É pacífico de que o reconhecimento do efeito devolutivo se projeta em duas direções, ou seja, a dimensão horizontal e a dimensão vertical.

a) Dimensão horizontal: diz respeito à extensão da matéria a ser apreciada pelo tribunal. Então, nesse plano, fica fácil concluir que a dimensão horizontal do efeito devolutivo encontra-se delimitada pela extensão da matéria impugnada pelo recurso. Daí o aforismo tantum devolutum quantum apelatum. Pode-se afirmar, portanto, que neste plano horizontal o tribunal fica sujeito ao princípio da adstrição, não podendo ir além aquilo que foi questionado pelo recorrente;

b) Dimensão vertical: relacionada ao nível de profundidade a que o tribunal pode descer na apreciação do recurso. Neste ponto, servem como regras o que está disposto pelo art. 515, Parágrafo primeiro, assim como o art. 516, nos quais se vê que o legislador autoriza o tribunal a apreciar, independentemente de provocação do recorrente, todas as questões anteriores à sentença, e mesmo aquelas que não tenham sido nela consideradas, ou quando tenham sido consideradas apenas parcialmente. Nessa linha de raciocínio, o legislador autoriza o tribunal a decidir questões não decididas e até a rever questões já decididas, à medida que as julgue importantes para o desfecho do julgamento. Dessa maneira, ao tribunal se confere um poder maior de apreciação, tendo ele de respeitar apenas os limites impostos por eventual preclusão quanto a essas questões a serem reapreciadas.


8.4) Efeito Translativo

Como percebido, o efeito devolutivo no plano vertical permite ao tribunal que, de ofício, aprecie questões anteriores, decididas ou não pelo juízo de origem. De qualquer maneira, é preciso frisar a existência também de outras questões que podem ensejar uma decisão de ofício do tribunal, por sua obrigação legal de fazê-lo. Trata-se daquelas situações referidas no art. 267, §3º.

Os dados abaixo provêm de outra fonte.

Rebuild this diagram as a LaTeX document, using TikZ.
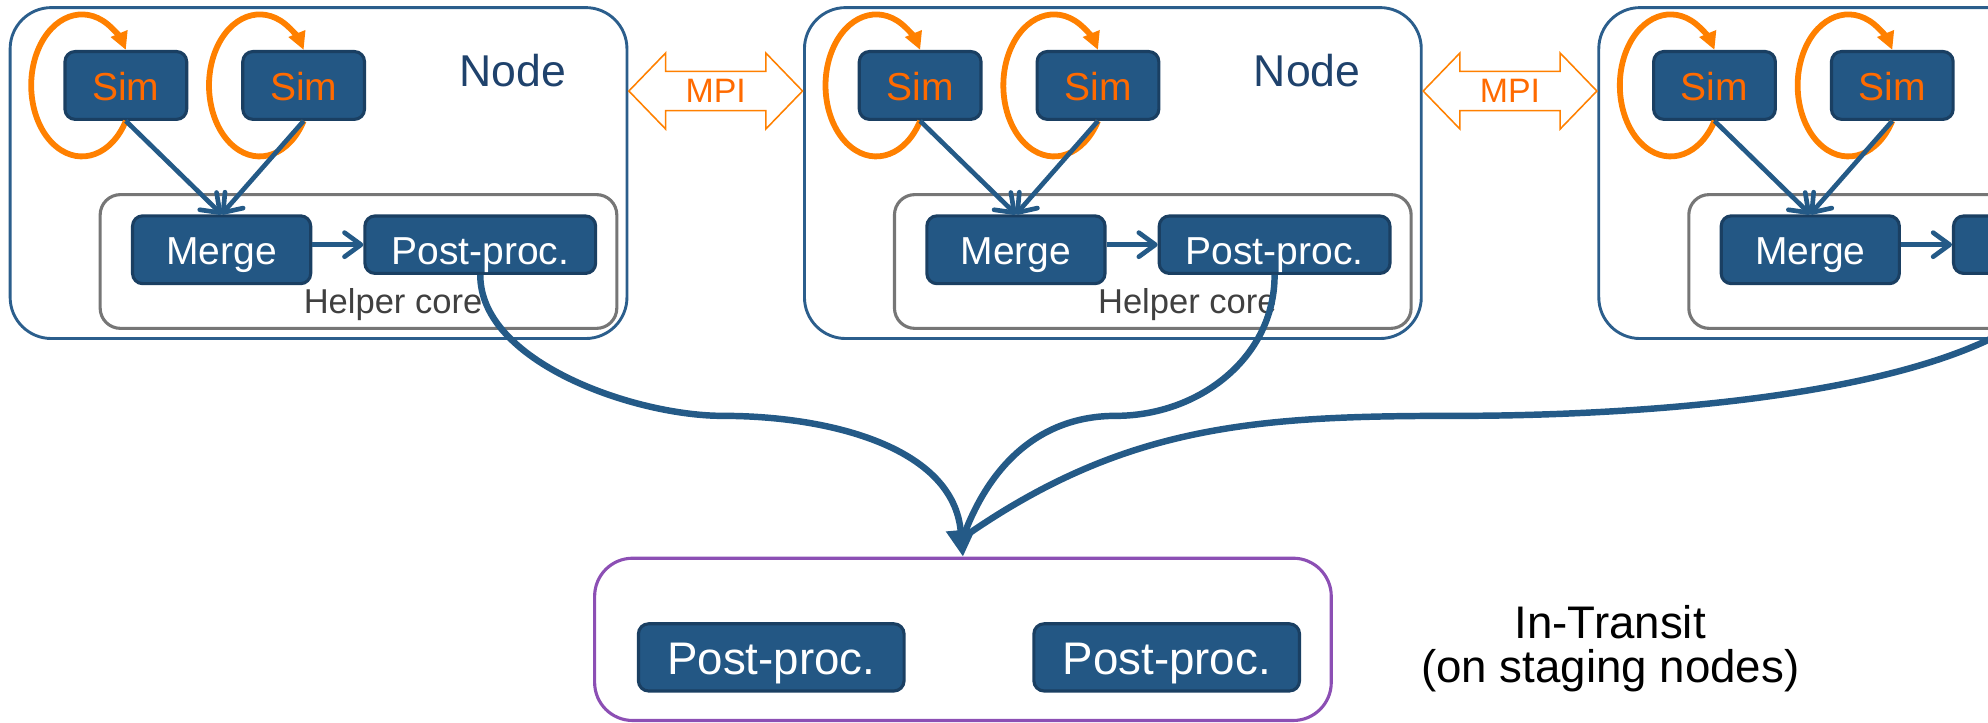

Como sabido, todo e qualquer Juiz ou tribunal estão obrigados a reconhecer de ofício questões relevantes que digam respeito à formação do processo ou outras do tipo, como por exemplo, e ao lado daquelas referidas pelo art. 267, §3º, as situações referidas pelo art. 301. A mais essa possibilidade de apreciação de ofício pelo tribunal, a doutrina denomina como "efeito translativo".

Há uma divisão de opiniões sobre ser este um efeito autônomo, já que uma parte considerável da doutrina entende que seja apenas uma nova forma de manifestação do efeito devolutivo vertical.


8.5) Efeito Regressivo - art. 523, §2º

Trata-se de efeito que permite ao juízo prolator da decisão a possibilidade de revê-la antes que o tribunal de destino venha a apreciar o recurso. Portanto, é caso de um juízo de retratação autorizado por regras legais específicas. Somente alguns recursos contemplam esse efeito, como é o caso do agravo de instrumento, da apelação na hipótese do art. 285-A, etc. A filosofia que está por trás deste efeito é a de que ele pode possibilitar que se evite a subida de recursos desnecessários para os tribunais.


8.6) Efeito Substitutivo - art. 512

Segundo o art. 512 do CPC, a decisão que julga o recurso substituirá sempre a interlocutória ou a sentença recorridas naquilo que foi objeto da impugnação. Desse modo, como lembram Marinoni e outros, ainda que o Acórdão apenas confirme a decisão anterior, ele a substituirá no que diz respeito à matéria que foi objeto do recurso. É simples entender este efeito porque ele apenas cuida de garantir que a decisão a prevalecer em um processo seja sempre a última proferida no que diz respeito à matéria impugnada.